Kemp’s advice to launch providers: “Listen to customers, don’t listen to pundits and market analysts,” he said.
Space industry analysts for years have warned that the market cannot support the glut of companies currently developing small launch vehicles and that only a handful will survive.
Kemp and other industry CEOs who spoke on Wednesday at the MilSat Symposium said the problem today is not a lack of demand but a shortage of operational vehicles as many small launchers are still in development.
“I think the demand for launches is incredibly high,” he said. Mega constellations are being planned and there is a diverse base of startups that are all building companies, all of which need rockets to get to orbit, Kemp added. “It seems like every week there’s a new opportunity to put an asset in space.”
Josh Brost, vice president of small rocket startup Relativity Space, agreed. “The market is sending a very clear signal that there’s this huge demand coming,” he said. The problem right now is that there is “clearly an undersupply of operational launchers,” said Brost.
Astra and Relativity expect to start launching customer payloads over the coming year.
Launch providers with operational vehicles will have plenty of business, Brost said. “There is certainly the question of how many of these announced companies turn into operational companies.”
“I’d even say that the number of companies is probably still too small for what we’re seeing from the market demand side,” Brost said. “It’s just a question of when does the supply finally catch up.”
Rocket Lab founder and CEO Peter Beck partially agreed with that take but warned that the demand is veering from small rockets toward larger vehicles that can launch bigger payloads.

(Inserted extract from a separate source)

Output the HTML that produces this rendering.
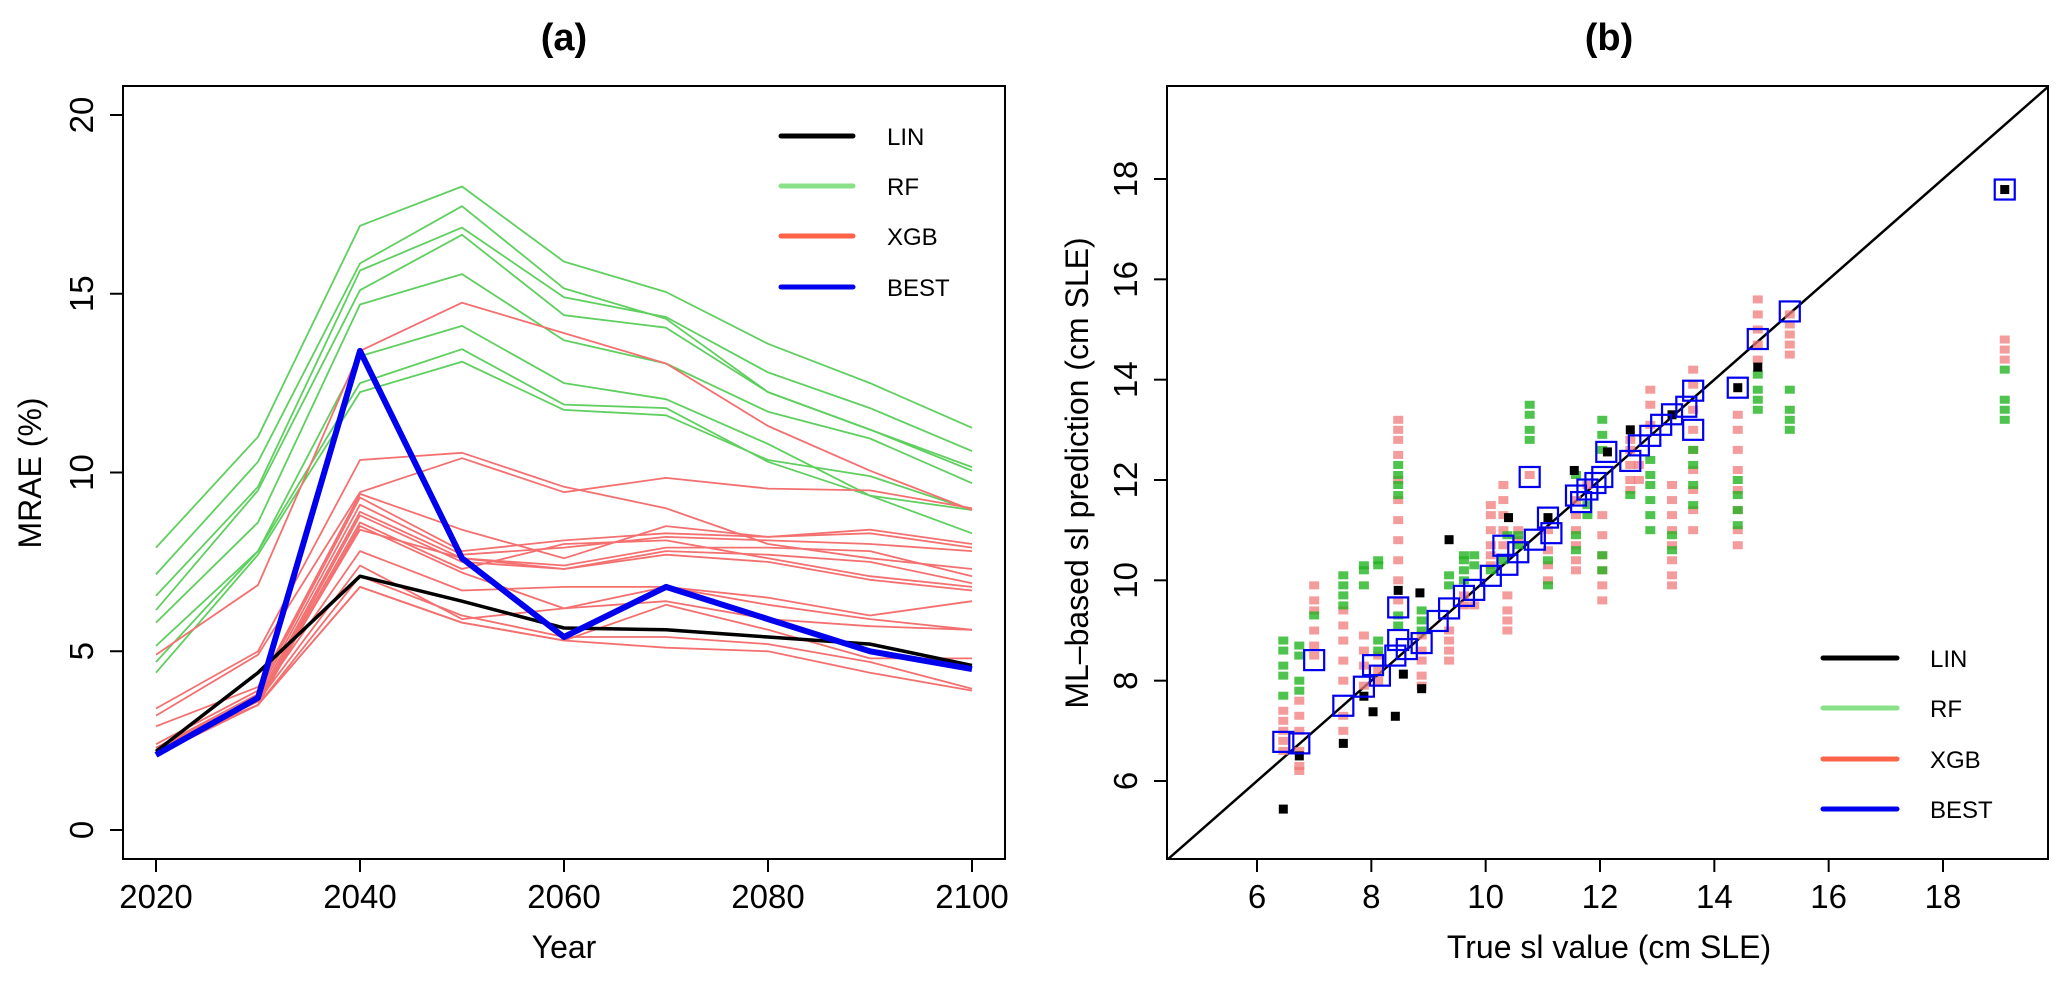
<!DOCTYPE html>
<html><head><meta charset="utf-8">
<style>
html,body{margin:0;padding:0;background:#fff;}
svg{display:block;font-family:"Liberation Sans",Arial,sans-serif;}
</style></head>
<body>
<svg id="fig" width="2067" height="983" viewBox="0 0 2067 983" xmlns="http://www.w3.org/2000/svg">
  <defs>
    <clipPath id="clipA"><rect x="123" y="86" width="882" height="773"/></clipPath>
    <clipPath id="clipB"><rect x="1167" y="86" width="881" height="773"/></clipPath>
  </defs>
  <text x="564" y="50" font-size="38" font-weight="bold" text-anchor="middle">(a)</text>
  <text x="1609" y="50" font-size="38" font-weight="bold" text-anchor="middle">(b)</text>
  <g id="panelA"></g>
  <g id="panelB"></g>
  <text x="564" y="958" font-size="32" text-anchor="middle">Year</text>
  <text x="1609" y="958" font-size="32" text-anchor="middle">True sl value (cm SLE)</text>
  <text transform="translate(41,473) rotate(-90)" font-size="32" text-anchor="middle">MRAE (%)</text>
  <text transform="translate(1088,473) rotate(-90)" font-size="32" text-anchor="middle">ML–based sl prediction (cm SLE)</text>
</svg>
<script>
// ---------- Panel (a) data ----------
const years = [2020,2030,2040,2050,2060,2070,2080,2090,2100];
const xTicksA = [2020,2040,2060,2080,2100];
const yTicksA = [0,5,10,15,20];
const linA = [2.2,4.4,7.1,6.4,5.65,5.6,5.4,5.2,4.6];
const bestA = [2.1,3.7,13.4,7.6,5.4,6.8,5.9,5.0,4.5];
const rfA = [
 [7.9,11.0,16.9,18.0,15.9,15.05,13.6,12.5,11.25],
 [7.15,10.3,15.85,17.45,15.15,14.3,12.25,11.2,10.15],
 [6.55,9.6,15.65,16.85,14.9,14.35,12.8,11.8,10.6],
 [6.15,9.5,15.1,16.65,14.4,14.05,12.25,11.2,10.05],
 [5.8,8.6,14.7,15.55,13.7,13.05,11.7,10.95,9.7],
 [5.15,7.8,13.25,14.1,12.5,12.05,10.8,9.35,8.3],
 [4.7,7.8,12.5,13.45,11.9,11.8,10.3,9.35,8.95],
 [4.4,7.7,12.25,13.1,11.75,11.6,10.35,9.9,8.95]
];
const xgbA = [
 [4.9,6.85,13.4,14.75,13.9,13.05,11.3,10.05,8.95],
 [3.4,5.0,10.35,10.55,9.6,9.0,8.0,7.6,7.3],
 [3.2,4.9,9.45,10.4,9.45,9.85,9.55,9.5,9.0],
 [2.9,4.0,9.4,8.4,7.6,8.5,8.2,8.3,7.9],
 [2.4,3.9,9.3,7.8,8.1,8.3,8.2,8.4,8.0],
 [2.3,3.8,9.1,7.7,7.9,8.2,8.1,8.0,7.8],
 [2.2,3.7,8.9,7.6,7.4,7.9,7.9,7.8,7.1],
 [2.2,3.6,8.8,7.5,7.3,7.8,7.7,7.5,6.9],
 [2.3,3.6,8.6,7.3,8.0,8.1,7.6,7.1,6.8],
 [2.2,3.5,8.5,7.2,6.2,6.8,6.5,6.0,6.4],
 [2.2,3.6,8.4,7.6,7.3,7.7,7.5,7.0,6.7],
 [2.3,3.7,7.8,6.7,6.8,6.8,6.3,5.9,5.6],
 [2.2,3.6,7.4,5.9,6.2,6.4,5.9,5.7,5.6],
 [2.3,3.5,6.8,5.8,5.3,6.3,5.6,4.8,4.8],
 [2.2,3.5,7.1,6.0,5.4,5.4,5.2,4.7,3.95],
 [2.1,3.5,6.8,5.8,5.3,5.1,5.0,4.4,3.9]
];
// ---------- Panel (b) data ----------
const xTicksB = [6,8,10,12,14,16,18];
const yTicksB = [6,8,10,12,14,16,18];
const stackX = [6.46,6.74,7.0,7.51,7.87,8.12,8.47,8.88,9.36,9.62,9.8,10.09,10.31,10.38,10.57,10.77,11.09,11.58,11.78,12.04,12.53,12.68,12.88,13.26,13.63,14.41,14.76,15.32,19.08];
const rfB = [
 [8.8,8.6,8.3,8.1,7.7],[8.7,8.5,8.0,7.8],[9.3],[10.1,9.9,9.7,9.5],[10.3,10.2,9.9],[10.4,10.3,8.8,8.6],
 [12.3,12.1,11.9,11.7,9.3,9.1],[9.4,9.2,9.0],[10.1,9.9],[10.5,10.4,10.2,10.0],[10.5,10.3],[10.2],[10.4],[10.9],
 [10.9,10.7],[13.5,13.3,13.0,12.8],[9.9,10.4],[10.6,10.9,12.1],[11.3,11.5],[13.2,12.9,12.6,10.5,10.2],[11.7],[],
 [12.4,12.1,11.9,11.6,11.3,11.0],[10.9,10.6],[12.6,12.3,11.9,11.5],[12.0,11.7,11.4,11.1],[14.1,13.8,13.6,13.4],
 [13.8,13.4,13.2,13.0],[14.2,13.6,13.4,13.2]
];
const xgbB = [
 [7.4,7.2,7.0,6.8,6.6],[7.6,7.3,7.0,6.6,6.3,6.2],[9.9,9.6,9.4,9.0,8.7,8.5],[9.4,9.1,8.8,8.4,8.0,7.3,7.0],
 [8.9,8.6,8.3,7.9],[8.5,8.2,8.0],[13.2,13.0,12.8,12.5,12.0,11.6,11.2,10.8,10.4,10.0,9.6],[8.9,8.6,8.4,8.1,7.9],
 [9.0,8.8,8.6,8.4],[9.7,9.5],[9.5],[11.5,11.3,11.0,10.7,10.5,10.3],[11.9,11.6,11.3,11.0,10.7],[9.7,9.4,9.2,9.0],
 [11.0,10.8],[12.1],[11.0,10.6,10.3,10.0],[11.6,11.3,11.0,10.7,10.4,10.2],[11.9],[10.9,10.5,10.2,9.9,9.6,11.3],
 [12.8,12.6,12.3,12.0,11.8],[12.3,12.0],[13.8,13.5,13.1],[11.9,11.6,11.3,11.0,10.7,10.4,10.1,9.9],
 [14.2,13.9,13.4,13.0,12.6,12.2,11.8,11.4,11.0],[13.3,13.0,12.6,12.2,11.8,11.4,11.0,10.7],
 [15.6,15.3,15.0,14.7,14.4],[15.3,15.1,14.9,14.7,14.5],[14.8,14.6,14.4]
];
const linBx = [6.46,6.74,7.51,8.03,8.42,8.88,8.85,9.36,8.47,11.09,12.53,13.26,14.41,14.76,19.08,10.4,11.55,12.13,7.87,8.56];
const linBy = [5.44,6.5,6.75,7.38,7.29,7.84,9.75,10.81,9.8,11.25,13.0,13.3,13.84,14.25,17.79,11.25,12.19,12.56,7.69,8.13];
const bestBx = [6.46,6.74,7.0,7.51,7.87,8.03,8.15,8.47,8.47,8.42,8.62,8.88,9.16,9.36,9.62,9.8,10.09,10.31,10.38,10.57,10.77,10.86,11.09,11.15,11.58,11.67,11.78,11.92,12.04,12.11,12.53,12.68,12.88,13.07,13.26,13.51,13.63,13.63,14.41,14.76,15.32,19.08];
const bestBy = [6.78,6.75,8.41,7.5,7.88,8.31,8.1,9.46,8.81,8.5,8.63,8.75,9.19,9.44,9.69,9.81,10.09,10.69,10.31,10.56,12.06,10.81,11.25,10.94,11.69,11.56,11.81,11.94,12.06,12.56,12.38,12.69,12.88,13.1,13.31,13.46,13.78,13.0,13.84,14.81,15.36,17.79];

const NS = "http://www.w3.org/2000/svg";
function mk(tag, attrs, parent){
  const e = document.createElementNS(NS, tag);
  for (const k in attrs) e.setAttribute(k, attrs[k]);
  parent.appendChild(e);
  return e;
}
const xA = v => 156 + (v - 2020) * (972 - 156) / 80;
const yA = v => 830 - v * (830 - 115) / 20;
const xB = v => 1257 + (v - 6) * (1943 - 1257) / 12;
const yB = v => 781 - (v - 6) * (781 - 179) / 12;

// ---------- Panel A ----------
const gA = document.getElementById('panelA');
const linesA = mk('g', {'clip-path':'url(#clipA)'}, gA);
function polyA(vals, color, w, name){
  const pts = vals.map((v,i)=> xA(years[i]).toFixed(1)+','+yA(v).toFixed(1)).join(' ');
  const p = mk('polyline', {points:pts, fill:'none', stroke:color, 'stroke-width':w, 'stroke-linejoin':'round'}, linesA);
  
  
}
rfA.forEach((s,i)=>polyA(s,'#5fcf5f',1.8,'rf-line-'+(i+1)));
xgbA.forEach((s,i)=>polyA(s,'#f47070',1.8,'xgb-line-'+(i+1)));
polyA(linA,'#000',3.5,'lin-line');
polyA(bestA,'#0000ee',6,'best-line');

const boxA = mk('rect',{x:123,y:86,width:882,height:773,fill:'none',stroke:'#000','stroke-width':2},gA);


xTicksA.forEach(t=>{
  const x = xA(t);
  const l = mk('line',{x1:x,y1:859,x2:x,y2:872,stroke:'#000','stroke-width':2},gA);
  
  
  const tx = mk('text',{x:x,y:908,'font-size':33,'text-anchor':'middle'},gA);
  tx.textContent = t;
  
  
});
yTicksA.forEach(t=>{
  const y = yA(t);
  const l = mk('line',{x1:110,y1:y,x2:123,y2:y,stroke:'#000','stroke-width':2},gA);
  
  
  const tx = mk('text',{transform:'translate(93,'+y+') rotate(-90)','font-size':33,'text-anchor':'middle'},gA);
  tx.textContent = t;
  
  
});
const legNames = ['LIN','RF','XGB','BEST'];
const legColors = ['#000','#88e088','#ff6347','#0000ee'];
function legend(g, x1, x2, tx, ys, pfx){
  legNames.forEach((n,i)=>{
    const l = mk('line',{x1:x1,y1:ys[i],x2:x2,y2:ys[i],stroke:legColors[i],'stroke-width':5,'stroke-linecap':'round'},g);
    
    
    const t = mk('text',{x:tx,y:ys[i]+9,'font-size':24},g);
    t.textContent = n;
    
    
  });
}
legend(gA, 781, 853, 887, [136,186,236,287], 'a');

// ---------- Panel B ----------
const gB = document.getElementById('panelB');
const marks = mk('g', {'clip-path':'url(#clipB)'}, gB);
const diag = mk('line',{x1:xB(4.4),y1:yB(4.4),x2:xB(19.9),y2:yB(19.9),stroke:'#000','stroke-width':2.5},marks);


stackX.forEach((xv,i)=>{
  xgbB[i].forEach(v=>{
    const r = mk('rect',{x:xB(xv)-5,y:yB(v)-4,width:10,height:8,fill:'#f07a7a','fill-opacity':0.75},marks);
    
    
  });
});
stackX.forEach((xv,i)=>{
  rfB[i].forEach(v=>{
    const r = mk('rect',{x:xB(xv)-5,y:yB(v)-4,width:10,height:8,fill:'#22b422','fill-opacity':0.8},marks);
    
    
  });
});
linBx.forEach((xv,i)=>{
  const r = mk('rect',{x:xB(xv)-4.5,y:yB(linBy[i])-4.5,width:9,height:9,fill:'#000'},marks);
  
  
});
bestBx.forEach((xv,i)=>{
  const r = mk('rect',{x:xB(xv)-10,y:yB(bestBy[i])-10,width:20,height:20,fill:'none',stroke:'#0000ee','stroke-width':2.2},marks);
  
  
});
const boxB = mk('rect',{x:1167,y:86,width:881,height:773,fill:'none',stroke:'#000','stroke-width':2},gB);


xTicksB.forEach(t=>{
  const x = xB(t);
  const l = mk('line',{x1:x,y1:859,x2:x,y2:872,stroke:'#000','stroke-width':2},gB);
  
  
  const tx = mk('text',{x:x,y:908,'font-size':33,'text-anchor':'middle'},gB);
  tx.textContent = t;
  
  
});
yTicksB.forEach(t=>{
  const y = yB(t);
  const l = mk('line',{x1:1154,y1:y,x2:1167,y2:y,stroke:'#000','stroke-width':2},gB);
  
  
  const tx = mk('text',{transform:'translate(1137,'+y+') rotate(-90)','font-size':33,'text-anchor':'middle'},gB);
  tx.textContent = t;
  
  
});
legend(gB, 1823, 1897, 1930, [658,708,759,809], 'b');
</script>
</body></html>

“We see demand growing but I would also say that the demand has changed over the last three years since we’ve been operational,” Beck said. Rocket Lab operates the Electron small rocket and recently announced plans to develop a larger Neutron vehicle to compete with SpaceX’s Falcon 9.
“The next scale of launch vehicles is very much medium to large class to service the market requirements,” Beck said.
Offering a contrarian view was Mark Peller, vice president of United Launch Alliance, whose rockets are focused on the national security launch market.
“Our perspective on the market may be a little more tempered in comparison to the other panelists,” Peller said.
He said ULA sees a healthy demand over the next five to seven years across commercial, civil and national security launch but expressed skepticism about mega constellations and noted that some of the global demand will not be addressable by U.S. providers. “There’s still uncertainty whether all of these new constellations will become operational,” he said.
Peller also questioned the ability of small launchers to compete with big rocket rideshares. “We see the heavy lift vehicle as being extremely efficient way in terms of dollars per pound to get things to orbit.”
Competitive pressures
Kemp said Astra is preparing to ramp up production and plans to make rockets for $1 million per vehicle. To keep prices low it will use lean crews and minimum infrastructure.
“We’ll have no mission control,” he said. “That means that five people can show up with four shipping containers with no infrastructure in the field.” Astra won’t require spaceports, for example. “Just a fence with a concrete pad, and we bring all the assets to launch a rocket and a payload into orbit,” Kemp said. “That’s how we can offer a launch for a few million dollars.”
Beck said Rocket Lab will push reusability to make Neutron competitive. He lamented that Electron could not be made reusable from day one. The experience making Electron partially reusable will help with the development of Neutron, he said. “Anybody developing a launch vehicle that’s not reusable is making a dead end product. I think usability is absolutely fundamental.”